List all lines in the material below that contain "drawn".
************
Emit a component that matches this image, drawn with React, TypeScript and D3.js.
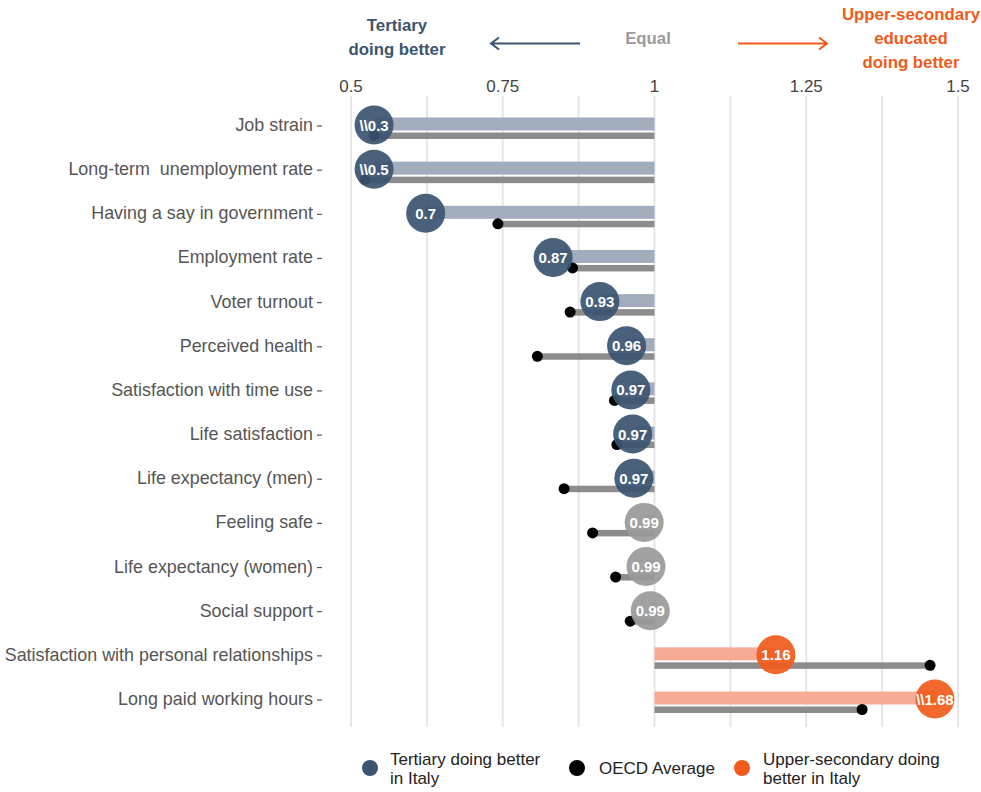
import React, { useEffect, useRef } from "react";
import * as d3 from "d3";

// --- Data ---
const categories = [
  "Job strain",
  "Long-term  unemployment rate",
  "Having a say in government",
  "Employment rate",
  "Voter turnout",
  "Perceived health",
  "Satisfaction with time use",
  "Life satisfaction",
  "Life expectancy (men)",
  "Feeling safe",
  "Life expectancy (women)",
  "Social support",
  "Satisfaction with personal relationships",
  "Long paid working hours",
];
// plotted position of Italy's ratio (clipped values are drawn at the edge)
const italyPos = [0.538, 0.538, 0.623, 0.833, 0.91, 0.954, 0.961, 0.964, 0.966, 0.983, 0.986, 0.993, 1.2, 1.462];
const italyLabels = ["\\\\0.3", "\\\\0.5", "0.7", "0.87", "0.93", "0.96", "0.97", "0.97", "0.97", "0.99", "0.99", "0.99", "1.16", "\\\\1.68"];
const oecdPos = [0.538, 0.523, 0.742, 0.865, 0.861, 0.807, 0.934, 0.938, 0.851, 0.898, 0.936, 0.96, 1.454, 1.342];
const groups = ["tertiary", "tertiary", "tertiary", "tertiary", "tertiary", "tertiary", "tertiary", "tertiary", "tertiary", "equal", "equal", "equal", "upper", "upper"];
const xTicks = [0.5, 0.75, 1, 1.25, 1.5];
const xMinorTicks = [0.625, 0.875, 1.125, 1.375];

const circleColor: Record<string, string> = { tertiary: "#3b5470", equal: "#999999", upper: "#f05a1a" };
const barColor: Record<string, string> = { tertiary: "#a1acbc", equal: "#c8c8c8", upper: "#f7ab93" };

export default function App() {
  const svgRef = useRef<SVGSVGElement>(null);

  useEffect(() => {
    const svg = d3.select(svgRef.current);
    svg.selectAll("*").remove();
    const font = "'Liberation Sans', Arial, sans-serif";
    svg.style("font-family", font);

    const x = d3.scaleLinear().domain([0.5, 1.5]).range([351, 958]);
    const y = d3.scalePoint<string>().domain(categories).range([125, 699]);
    const top = 96, bottom = 727;

    // --- Gridlines ---
    svg.append("g").selectAll("line")
      .data([...xTicks, ...xMinorTicks])
      .join("line")
      .attr("x1", d => x(d)).attr("x2", d => x(d))
      .attr("y1", top).attr("y2", bottom)
      .attr("stroke", "#e6e6e6").attr("stroke-width", 2);

    // --- Top axis ---
    svg.append("g").selectAll("text")
      .data(xTicks)
      .join("text")
      .attr("x", d => x(d)).attr("y", 92)
      .attr("text-anchor", "middle")
      .attr("font-size", 17).attr("fill", "#444")
      .text(d => d3.format("")(d));

    // --- Category labels ---
    const lab = svg.append("g");
    lab.selectAll("text")
      .data(categories)
      .join("text")
      .attr("x", 313).attr("y", d => y(d)! + 6)
      .attr("text-anchor", "end")
      .attr("font-size", 17.9).attr("fill", "#555")
      .style("white-space", "pre")
      .text(d => d);
    lab.selectAll("line")
      .data(categories)
      .join("line")
      .attr("x1", 317).attr("x2", 322)
      .attr("y1", d => y(d)! + 1).attr("y2", d => y(d)! + 1)
      .attr("stroke", "#555").attr("stroke-width", 1.2);

    const rows = categories.map((c, i) => ({ c, i }));

    // --- Italy bars ---
    svg.append("g").selectAll("rect")
      .data(rows)
      .join("rect")
      .attr("x", d => Math.min(x(1), x(italyPos[d.i])))
      .attr("width", d => Math.abs(x(1) - x(italyPos[d.i])))
      .attr("y", d => y(d.c)! - 7.5).attr("height", 13)
      .attr("fill", d => barColor[groups[d.i]]);

    // --- OECD bars ---
    svg.append("g").selectAll("rect")
      .data(rows)
      .join("rect")
      .attr("x", d => Math.min(x(1), x(oecdPos[d.i])))
      .attr("width", d => Math.abs(x(1) - x(oecdPos[d.i])))
      .attr("y", d => y(d.c)! + 7.5).attr("height", 6.5)
      .attr("fill", "#8c8c8c");

    // --- OECD dots ---
    svg.append("g").selectAll("circle")
      .data(rows)
      .join("circle")
      .attr("cx", d => x(oecdPos[d.i]))
      .attr("cy", d => y(d.c)! + 10.5)
      .attr("r", 5.5)
      .attr("fill", "#000");

    // --- Italy circles ---
    const ic = svg.append("g");
    ic.selectAll("circle")
      .data(rows)
      .join("circle")
      .attr("cx", d => x(italyPos[d.i]))
      .attr("cy", d => y(d.c)!)
      .attr("r", 19.5)
      .attr("fill", d => circleColor[groups[d.i]])
      .attr("fill-opacity", 0.92);
    ic.selectAll("text")
      .data(rows)
      .join("text")
      .attr("x", d => x(italyPos[d.i]))
      .attr("y", d => y(d.c)! + 5.5)
      .attr("text-anchor", "middle")
      .attr("font-size", 15).attr("font-weight", "bold")
      .attr("fill", "#fff")
      .text(d => italyLabels[d.i]);

    // --- Header ---
    const hdr = svg.append("g").attr("font-weight", "bold").attr("font-size", 16.8);
    hdr.selectAll("text.tl")
      .data(["Tertiary", "doing better"])
      .join("text")
      .attr("x", 397).attr("y", (d, i) => 31 + i * 24)
      .attr("text-anchor", "middle").attr("fill", "#3b5470")
      .text(d => d);
    hdr.append("text")
      .attr("x", 648).attr("y", 44)
      .attr("text-anchor", "middle").attr("fill", "#9a9a9a")
      .text("Equal");
    hdr.selectAll("text.tr")
      .data(["Upper-secondary", "educated", "doing better"])
      .join("text")
      .attr("x", 911).attr("y", (d, i) => 20 + i * 24)
      .attr("text-anchor", "middle").attr("fill", "#f05a1a")
      .text(d => d);

    // arrows
    svg.append("path")
      .attr("d", "M580,43.5 H491 M499,37.5 L491,43.5 L499,49.5")
      .attr("fill", "none").attr("stroke", "#3b5470").attr("stroke-width", 2);
    svg.append("path")
      .attr("d", "M738,43.5 H827 M819,37.5 L827,43.5 L819,49.5")
      .attr("fill", "none").attr("stroke", "#f05a1a").attr("stroke-width", 2);

    // --- Legend ---
    const legend = [
      { color: "#3b5470", cx: 370, tx: 390, lines: ["Tertiary doing better", "in Italy"] },
      { color: "#000", cx: 577, tx: 599, lines: ["OECD Average"] },
      { color: "#f05a1a", cx: 742, tx: 763, lines: ["Upper-secondary doing", "better in Italy"] },
    ];
    const lg = svg.append("g");
    legend.forEach(l => {
      lg.append("circle").attr("cx", l.cx).attr("cy", 768).attr("r", 8).attr("fill", l.color);
      l.lines.forEach((t, i) => {
        lg.append("text")
          .attr("x", l.tx)
          .attr("y", l.lines.length === 1 ? 774 : 765 + i * 19)
          .attr("font-size", 17).attr("fill", "#222")
          .text(t);
      });
    });
  }, []);

  return (
    <svg ref={svgRef} width={981} height={792} style={{ position: "absolute", left: 0, top: 0 }} />
  );
}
************
__RESPONSE TO THIS TASK__
Emit a component that matches this image, drawn with React, TypeScript and D3.js.
// plotted position of Italy's ratio (clipped values are drawn at the edge)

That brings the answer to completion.